Brief: Beginning with the first line, set down every line through the one containing "const yTicks = [0,1000,2000,3000,4000,5000];", exactly as it appears, but not the pictures.

** start Dataset excerpt **

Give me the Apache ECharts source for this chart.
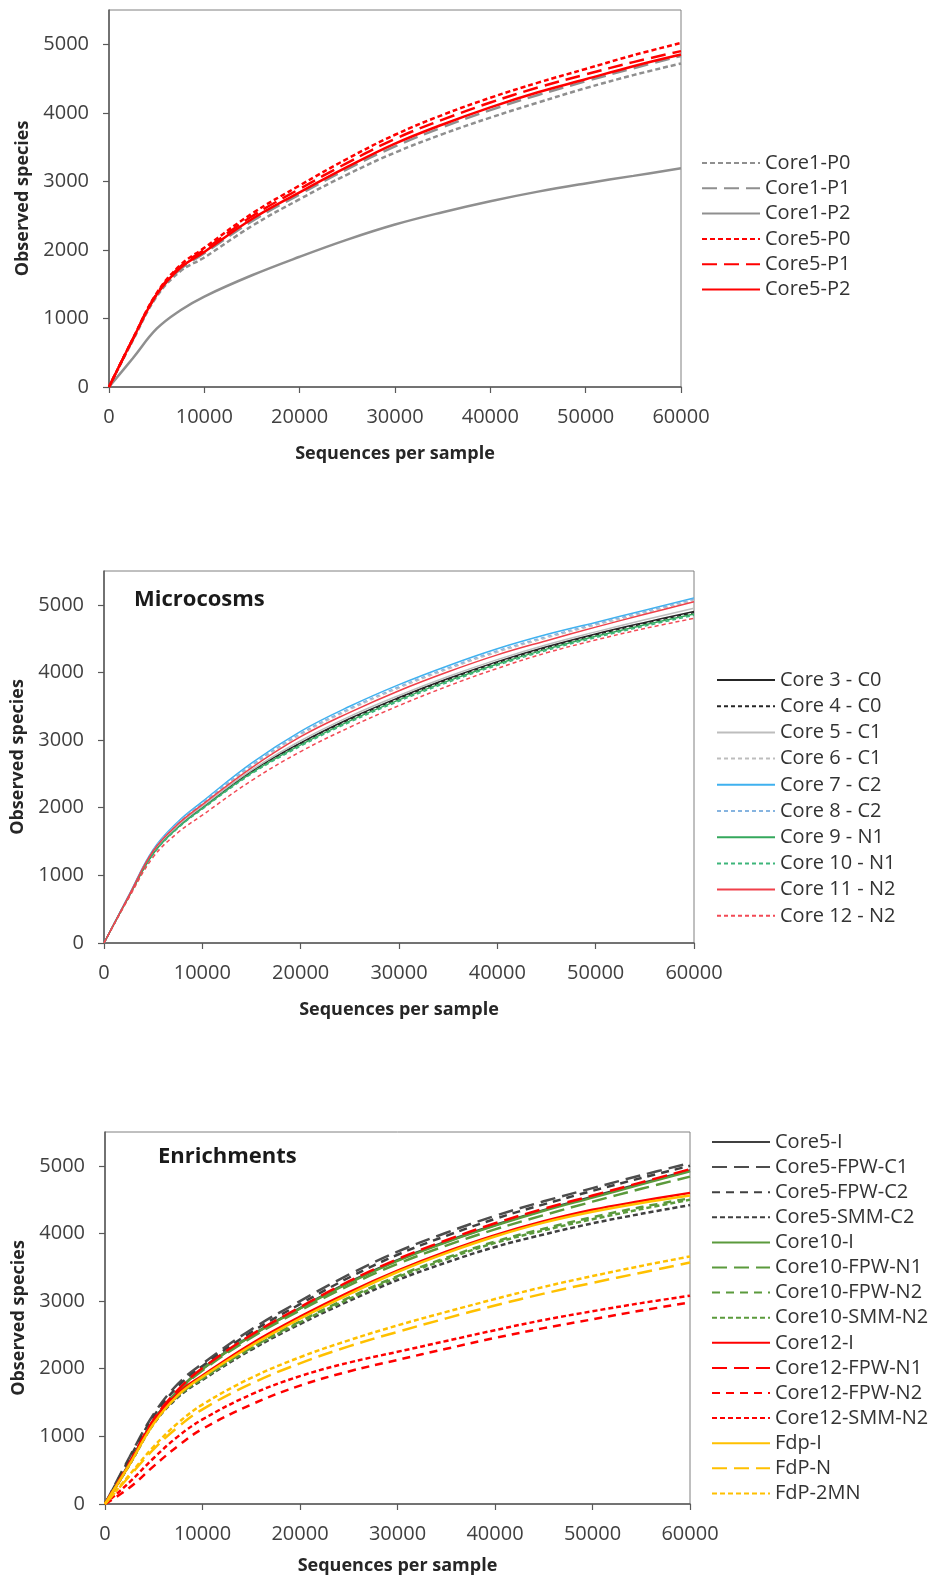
<!DOCTYPE html>
<html>
<head>
<meta charset="utf-8">
<script src="https://cdn.jsdelivr.net/npm/echarts@6/dist/echarts.min.js"></script>
<style>
html,body{margin:0;padding:0;background:#fff;}
#chart{width:936px;height:1577px;}
</style>
</head>
<body>
<div id="chart"></div>
<script>
// ---------- data ----------
const xSeq = [0,2500,5000,7500,10000,15000,20000,25000,30000,35000,40000,45000,50000,55000,60000];
const yTicks = [0,1000,2000,3000,4000,5000];

// Chart 1
const core1P0 = [0,680,1320,1690,1890,2350,2740,3100,3420,3690,3930,4150,4360,4550,4720];
const core1P1 = [0,690,1340,1720,1950,2420,2810,3180,3510,3790,4040,4260,4460,4650,4830];
const core1P2 = [0,420,850,1120,1320,1630,1900,2150,2370,2550,2710,2850,2970,3080,3190];
const core5P0 = [0,705,1370,1780,2030,2530,2940,3330,3680,3970,4220,4440,4640,4840,5020];
const core5P1 = [0,700,1360,1760,2000,2490,2890,3270,3620,3900,4150,4370,4560,4740,4900];
const core5P2 = [0,700,1350,1740,1970,2450,2840,3210,3550,3830,4080,4300,4490,4680,4850];

// Chart 2 (Microcosms)
const m3C0  = [0,680,1330,1720,2010,2540,2960,3320,3630,3910,4160,4380,4570,4740,4900];
const m4C0  = [0,680,1330,1715,2000,2530,2950,3305,3615,3895,4145,4365,4555,4725,4885];
const m5C1  = [0,685,1345,1730,2020,2555,2990,3350,3660,3940,4190,4410,4600,4780,4950];
const m6C1  = [0,690,1360,1765,2055,2610,3080,3450,3770,4050,4300,4510,4700,4880,5065];
const m7C2  = [0,700,1380,1790,2090,2660,3130,3500,3820,4100,4350,4560,4740,4920,5100];
const m8C2  = [0,690,1370,1775,2070,2630,3100,3470,3790,4070,4320,4530,4720,4900,5085];
const m9N1  = [0,678,1320,1705,1990,2515,2930,3285,3595,3875,4125,4345,4535,4705,4865];
const m10N1 = [0,675,1310,1695,1980,2500,2910,3265,3575,3855,4105,4325,4515,4685,4845];
const m11N2 = [0,690,1360,1755,2045,2590,3050,3410,3730,4010,4260,4470,4670,4860,5045];
const m12N2 = [0,660,1270,1630,1890,2400,2830,3190,3510,3800,4060,4290,4480,4650,4800];

// Chart 3 (Enrichments)
const e5I      = [0,600,1240,1680,2000,2490,2895,3275,3605,3880,4125,4345,4545,4740,4930];
const e5FPWC1  = [0,690,1330,1780,2075,2580,3000,3390,3730,4010,4260,4475,4670,4860,5040];
const e5FPWC2  = [0,670,1300,1740,2040,2540,2955,3345,3685,3965,4215,4430,4630,4820,5000];
const e5SMMC2  = [0,575,1185,1580,1835,2280,2660,3000,3310,3570,3800,3985,4150,4290,4420];
const e10I     = [0,595,1235,1675,1995,2485,2890,3265,3595,3870,4115,4335,4530,4725,4920];
const e10FPWN1 = [0,590,1225,1660,1975,2460,2860,3230,3550,3820,4060,4270,4470,4660,4840];
const e10FPWN2 = [0,585,1200,1600,1860,2310,2700,3050,3370,3640,3880,4070,4240,4390,4520];
const e10SMMN2 = [0,580,1195,1595,1850,2300,2685,3030,3350,3620,3860,4045,4210,4360,4500];
const e12I     = [0,590,1235,1640,1900,2370,2770,3130,3450,3730,3975,4180,4350,4480,4600];
const e12FPWN1 = [0,610,1250,1690,2010,2500,2910,3290,3620,3900,4150,4365,4560,4755,4950];
const e12FPWN2 = [0,240,560,860,1110,1470,1750,1960,2130,2295,2455,2600,2730,2860,2980];
const e12SMMN2 = [0,320,680,1000,1250,1620,1890,2090,2250,2410,2570,2720,2850,2970,3080];
const eFdpI    = [0,580,1190,1610,1880,2340,2740,3100,3430,3710,3955,4160,4320,4450,4560];
const eFdpN    = [0,410,810,1140,1400,1780,2080,2330,2545,2745,2935,3110,3270,3420,3570];
const eFdp2MN  = [0,430,850,1200,1470,1865,2170,2420,2640,2840,3030,3210,3370,3520,3660];

// ---------- options ----------
const FONT = "'Open Sans', 'Liberation Sans', sans-serif";
const pair = ys => xSeq.map((x, i) => [x, ys[i]]);

const DOT = [5,3], DASH = [8,6], LONG = [15,7], MDOT = [4,3];

function s(name, ys, grid, color, type, width) {
  return {
    name: name, type: 'line', data: pair(ys),
    xAxisIndex: grid, yAxisIndex: grid,
    symbol: 'none', smooth: 0.4,
    lineStyle: { color: color, width: width, type: type },
    itemStyle: { color: color },
    emphasis: { disabled: true }, z: 3
  };
}

const G1 = '#8f8f8f', R = '#ff0000';
const series1 = [
  s('Core1-P0', core1P0, 0, G1, DOT, 2.5),
  s('Core1-P1', core1P1, 0, G1, LONG, 2.5),
  s('Core1-P2', core1P2, 0, G1, 'solid', 2.5),
  s('Core5-P0', core5P0, 0, R, DOT, 2.5),
  s('Core5-P1', core5P1, 0, R, LONG, 2.5),
  s('Core5-P2', core5P2, 0, R, 'solid', 2.5)
];
const series2 = [
  s('Core 3 - C0', m3C0, 1, '#262626', 'solid', 1.5),
  s('Core 4 - C0', m4C0, 1, '#262626', MDOT, 1.5),
  s('Core 5 - C1', m5C1, 1, '#bdbdbd', 'solid', 1.5),
  s('Core 6 - C1', m6C1, 1, '#bdbdbd', MDOT, 1.5),
  s('Core 7 - C2', m7C2, 1, '#3fb1ef', 'solid', 1.5),
  s('Core 8 - C2', m8C2, 1, '#86b4e0', MDOT, 1.5),
  s('Core 9 - N1', m9N1, 1, '#35a85c', 'solid', 1.5),
  s('Core 10 - N1', m10N1, 1, '#3db57a', MDOT, 1.5),
  s('Core 11 - N2', m11N2, 1, '#f0404a', 'solid', 1.5),
  s('Core 12 - N2', m12N2, 1, '#f24a55', MDOT, 1.5)
];
const K = '#404040', GR = '#5b9a3c', Y = '#ffc000';
const series3 = [
  s('Core5-I', e5I, 2, K, 'solid', 2.5),
  s('Core5-FPW-C1', e5FPWC1, 2, '#4d4d4d', LONG, 2.5),
  s('Core5-FPW-C2', e5FPWC2, 2, K, DASH, 2.5),
  s('Core5-SMM-C2', e5SMMC2, 2, K, DOT, 2.5),
  s('Core10-I', e10I, 2, GR, 'solid', 2.5),
  s('Core10-FPW-N1', e10FPWN1, 2, GR, LONG, 2.5),
  s('Core10-FPW-N2', e10FPWN2, 2, GR, DASH, 2.5),
  s('Core10-SMM-N2', e10SMMN2, 2, GR, DOT, 2.5),
  s('Core12-I', e12I, 2, R, 'solid', 2.5),
  s('Core12-FPW-N1', e12FPWN1, 2, R, LONG, 2.5),
  s('Core12-FPW-N2', e12FPWN2, 2, R, DASH, 2.5),
  s('Core12-SMM-N2', e12SMMN2, 2, R, DOT, 2.5),
  s('Fdp-I', eFdpI, 2, Y, 'solid', 2.5),
  s('FdP-N', eFdpN, 2, Y, LONG, 2.5),
  s('FdP-2MN', eFdp2MN, 2, Y, DOT, 2.5)
];

const grids = [
  { left: 109, top: 10, width: 572, height: 377 },
  { left: 104, top: 571, width: 590, height: 372 },
  { left: 105, top: 1132, width: 585, height: 372 }
].map(g => Object.assign(g, { show: true, borderColor: '#808080', borderWidth: 1, containLabel: false }));

const AX = '#595959';
const plain = v => String(v);
function xAx(i, nameGap) {
  return {
    type: 'value', gridIndex: i, min: 0, max: 60000, interval: 10000,
    name: 'Sequences per sample', nameLocation: 'middle', nameGap: nameGap,
    nameTextStyle: { fontFamily: FONT, fontSize: 18, fontWeight: 'bold', color: '#262626' },
    axisLine: { show: true, onZero: false, lineStyle: { color: AX, width: 1.5 } },
    axisTick: { show: true, length: 6, lineStyle: { color: AX, width: 1.2 } },
    axisLabel: { margin: 20, formatter: plain, fontFamily: FONT, fontSize: 20, color: '#404040' },
    splitLine: { show: false }
  };
}
function yAx(i, nameGap) {
  return {
    type: 'value', gridIndex: i, min: 0, max: 5500,
    name: 'Observed species', nameLocation: 'middle', nameGap: nameGap,
    nameTextStyle: { fontFamily: FONT, fontSize: 18, fontWeight: 'bold', color: '#262626' },
    axisLine: { show: true, onZero: false, lineStyle: { color: AX, width: 1.5 } },
    axisTick: { show: true, length: 6, customValues: yTicks, lineStyle: { color: AX, width: 1.2 } },
    axisLabel: { margin: 20, customValues: yTicks, formatter: plain, fontFamily: FONT, fontSize: 20, color: '#404040' },
    splitLine: { show: false }
  };
}

function leg(left, top, gap, list) {
  return {
    orient: 'vertical', left: left, top: top, padding: 0,
    itemWidth: 58, itemHeight: 14, itemGap: gap,
    selectedMode: false,
    itemStyle: { opacity: 0 },
    data: list.map(x => x.name),
    textStyle: { fontFamily: FONT, fontSize: 20, lineHeight: 20, color: '#333333' }
  };
}

const option = {
  animation: false,
  backgroundColor: '#ffffff',
  title: [
    { text: 'Microcosms', left: 134, top: 589, padding: 0,
      textStyle: { fontFamily: FONT, fontSize: 22, lineHeight: 22, fontWeight: 'bold', color: '#1a1a1a' } },
    { text: 'Enrichments', left: 158, top: 1146, padding: 0,
      textStyle: { fontFamily: FONT, fontSize: 22, lineHeight: 22, fontWeight: 'bold', color: '#1a1a1a' } }
  ],
  grid: grids,
  xAxis: [xAx(0, 58), xAx(1, 58), xAx(2, 53)],
  yAxis: [yAx(0, 64), yAx(1, 59), yAx(2, 60)],
  legend: [
    leg(701, 153, 5.3, series1),
    leg(716, 670, 6.2, series2),
    leg(711, 1132, 5.1, series3)
  ],
  series: series1.concat(series2, series3)
};

const chart = echarts.init(document.getElementById('chart'), null, { renderer: 'canvas' });
chart.setOption(option);
</script>
</body>
</html>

** end Dataset excerpt **

Completed task:
Give me the Apache ECharts source for this chart.
<!DOCTYPE html>
<html>
<head>
<meta charset="utf-8">
<script src="https://cdn.jsdelivr.net/npm/echarts@6/dist/echarts.min.js"></script>
<style>
html,body{margin:0;padding:0;background:#fff;}
#chart{width:936px;height:1577px;}
</style>
</head>
<body>
<div id="chart"></div>
<script>
// ---------- data ----------
const xSeq = [0,2500,5000,7500,10000,15000,20000,25000,30000,35000,40000,45000,50000,55000,60000];
const yTicks = [0,1000,2000,3000,4000,5000];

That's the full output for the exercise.